Childhood should be a time of building a strong foundation and a bridge to adulthood. It should be a time of carefree days, laughter, and joy. It was not that for me. My childhood was a time of traumatic experiences and darkness. As those childhood years ended, my pain did not. As an adult, I became someone who was seeking the approval of others. In my role as a housing program manager, I was required to attend management training alongside my manager. As part of the training, I was required to complete a questionnaire assessing my effectiveness as a manager. My manager had to complete the same questionnaire, revealing how effective she thought I was as a manager. Before the trainer gave me my manager's questionnaire, she said to me, "If you would like to talk to me privately, just let me know." When I read the questionnaire completed by my manager, I realized she thought I had no ability to do the job she hired me to do. All of the things I had done to show her I could handle the job meant absolutely nothing. I was devastated and angry. After leaving the training and sitting alone in my car, those old tapes began to play in my head about how worthless I was and how I would never amount to anything. I screamed to myself, "This is it, no more". I went home and began searching through my Bible for every scripture that told me who I was in God's eyes. Every day I studied my Bible. I went back to my roots. Through all of my childhood trauma, I had been active in my church and my Christian walk. As I studied, God replaced all of that junk in my head with His love for me. I began to believe I could do anything with the power of God beneath my wings. I put God first, and the pressure of trying to please others slowly melted away. Research shows that approximately 64% of all adults in the US have experienced at least one traumatic event before the age of 18. I believe my purpose is to help as many of these hurting adults as I possibly can through my life coaching program, Next Level Living. I know who I am, whose I am, and why I am here.
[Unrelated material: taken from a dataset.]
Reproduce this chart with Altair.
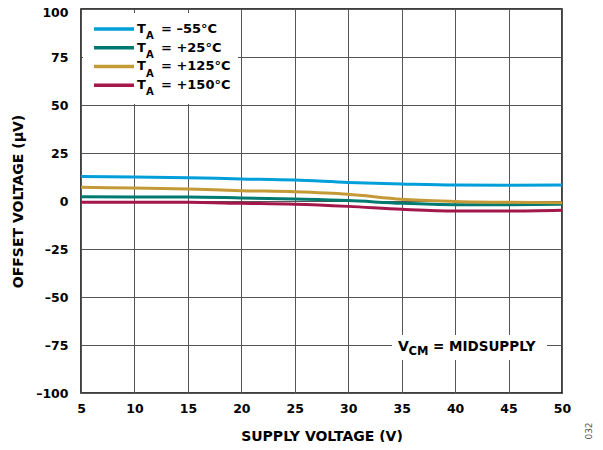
import altair as alt
import pandas as pd

# ---- data ----
supply_v = [5, 10, 15, 20, 25, 30, 35, 40, 45, 50]
off_m55 = [12.8, 12.5, 12.1, 11.5, 10.9, 9.7, 8.9, 8.3, 8.2, 8.3]
off_p25 = [2.2, 2.1, 2.1, 1.6, 1.0, 0.2, -1.2, -1.9, -1.9, -1.7]
off_p125 = [7.1, 6.8, 6.3, 5.4, 4.8, 3.5, 0.9, -0.2, -0.7, -0.9]
off_p150 = [-0.7, -0.7, -0.7, -1.2, -1.7, -2.8, -4.3, -5.2, -5.2, -4.8]

series_names = ["–55°C", "+25°C", "+125°C", "+150°C"]
series_values = [off_m55, off_p25, off_p125, off_p150]
series_colors = ["#009FDA", "#007A70", "#C49A37", "#A3174A"]

x_ticks = [5, 10, 15, 20, 25, 30, 35, 40, 45, 50]
y_ticks = [-100, -75, -50, -25, 0, 25, 50, 75, 100]

FONT = "DejaVu Sans"
W, H = 481, 384

rows = []
for name, vals in zip(series_names, series_values):
    for v, o in zip(supply_v, vals):
        rows.append({"series": name, "supply": v, "offset": o})
df = pd.DataFrame(rows)

one = pd.DataFrame({"k": [0]})

lines = alt.Chart(df).mark_line(strokeWidth=3, interpolate="monotone").encode(
    x=alt.X("supply:Q",
            scale=alt.Scale(domain=[5, 50], nice=False, zero=False),
            axis=alt.Axis(values=x_ticks, title="SUPPLY VOLTAGE (V)", grid=True,
                          gridColor="#555555", gridWidth=1, ticks=False, domain=False,
                          labelFont=FONT, labelFontSize=12.5, labelFontWeight="bold",
                          labelColor="#000000", labelPadding=9, labelFlush=False,
                          titleFont=FONT, titleFontSize=14, titleFontWeight="bold",
                          titleColor="#000000", titleY=47, titleBaseline="alphabetic")),
    y=alt.Y("offset:Q",
            scale=alt.Scale(domain=[-100, 100], nice=False),
            axis=alt.Axis(values=y_ticks, title="OFFSET VOLTAGE (µV)", grid=True,
                          gridColor="#555555", gridWidth=1, ticks=False, domain=False,
                          labelExpr="datum.value < 0 ? '–' + format(-datum.value, 'd') : format(datum.value, 'd')",
                          labelOffset={"condition": {"test": "datum.value == 100", "value": 3}, "value": 0},
                          labelFont=FONT, labelFontSize=12.5, labelFontWeight="bold",
                          labelColor="#000000", labelPadding=13, labelFlush=False,
                          titleFont=FONT, titleFontSize=14, titleFontWeight="bold",
                          titleColor="#000000", titleX=-63, titleY=H / 2,
                          titleAlign="center", titleBaseline="middle", titleAngle=270)),
    color=alt.Color("series:N", scale=alt.Scale(domain=series_names, range=series_colors),
                    legend=None),
    order=alt.Order("series:N"),
)

layers = []

# legend background
layers.append(alt.Chart(one).mark_rect(color="white").encode(
    x=alt.value(2), x2=alt.value(157), y=alt.value(4), y2=alt.value(95)))

# custom legend entries
for i, (name, col) in enumerate(zip(series_names, series_colors)):
    yc = 20 + i * 18.75
    layers.append(alt.Chart(one).mark_rule(color=col, strokeWidth=3.5).encode(
        x=alt.value(13), x2=alt.value(53), y=alt.value(yc)))
    layers.append(alt.Chart(one).mark_text(text="T", font=FONT, fontSize=13, fontWeight="bold",
                                           align="left", baseline="alphabetic", color="black").encode(
        x=alt.value(56), y=alt.value(yc + 3.8)))
    layers.append(alt.Chart(one).mark_text(text="A", font=FONT, fontSize=10, fontWeight="bold",
                                           align="left", baseline="alphabetic", color="black").encode(
        x=alt.value(65), y=alt.value(yc + 10)))
    layers.append(alt.Chart(one).mark_text(text="= " + name, font=FONT, fontSize=13, fontWeight="bold",
                                           align="left", baseline="alphabetic", color="black").encode(
        x=alt.value(80), y=alt.value(yc + 3.8)))

# annotation background and text
layers.append(alt.Chart(one).mark_rect(color="white").encode(
    x=alt.value(311), x2=alt.value(466), y=alt.value(326), y2=alt.value(351)))
layers.append(alt.Chart(one).mark_text(text="V", font=FONT, fontSize=14, fontWeight="bold",
                                       align="left", baseline="alphabetic", color="black").encode(
    x=alt.value(317), y=alt.value(342)))
layers.append(alt.Chart(one).mark_text(text="CM", font=FONT, fontSize=11.5, fontWeight="bold",
                                       align="left", baseline="alphabetic", color="black").encode(
    x=alt.value(327.5), y=alt.value(345.5)))
layers.append(alt.Chart(one).mark_text(text="= MIDSUPPLY", font=FONT, fontSize=13.5, fontWeight="bold",
                                       align="left", baseline="alphabetic", color="black").encode(
    x=alt.value(352), y=alt.value(342)))

# figure number
layers.append(alt.Chart(one).mark_text(text="032", font=FONT, fontSize=9, angle=270,
                                       align="center", baseline="middle", color="#555555").encode(
    x=alt.value(508), y=alt.value(422)))

chart = alt.layer(lines, *layers).properties(
    width=W, height=H,
    autosize=alt.AutoSizeParams(type="none"),
    padding={"left": 73, "top": 1, "right": 33, "bottom": 49},
).configure_view(stroke="black", strokeWidth=1.5)

chart.save("out.html", embed_options={"renderer": "svg", "actions": False})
Valorie Lasley, Certified Life Coach, Power2live Coaching Services
Quote Alexia Stringer

For a long time, I did not think of myself as someone who chased approval. I was capable, independent, and responsible. I did what needed to be done and did it well. What I eventually realized was that I was still measuring myself by how reasonable, acceptable, or easy I was to live with for other people. The turning point was noticing how often my ambition needed explaining. Wanting more was treated like something that required justification. I found myself softening my goals, downplaying my drive, or translating my decisions so they felt less threatening. That was approval seeking, just dressed up as being practical or considerate. When I stopped chasing it, the biggest change was internal. I no longer needed consensus to move forward. I trusted my own judgment enough to act without waiting for reassurance. That shift changed how I showed up at work. I stopped managing perceptions and focused on doing meaningful, difficult work. My confidence became quieter but more solid because it was based on capability, not reaction. Some relationships changed. A few became more honest. A few fell away. But the ones that remained felt lighter because I was no longer negotiating who I was allowed to be. Letting go of that pressure gave me back a sense of agency. My self worth stopped being something I earned through performance and became something I carried with me. What I found on the other side of approval was not arrogance or isolation. It was clarity. And with that clarity came freedom.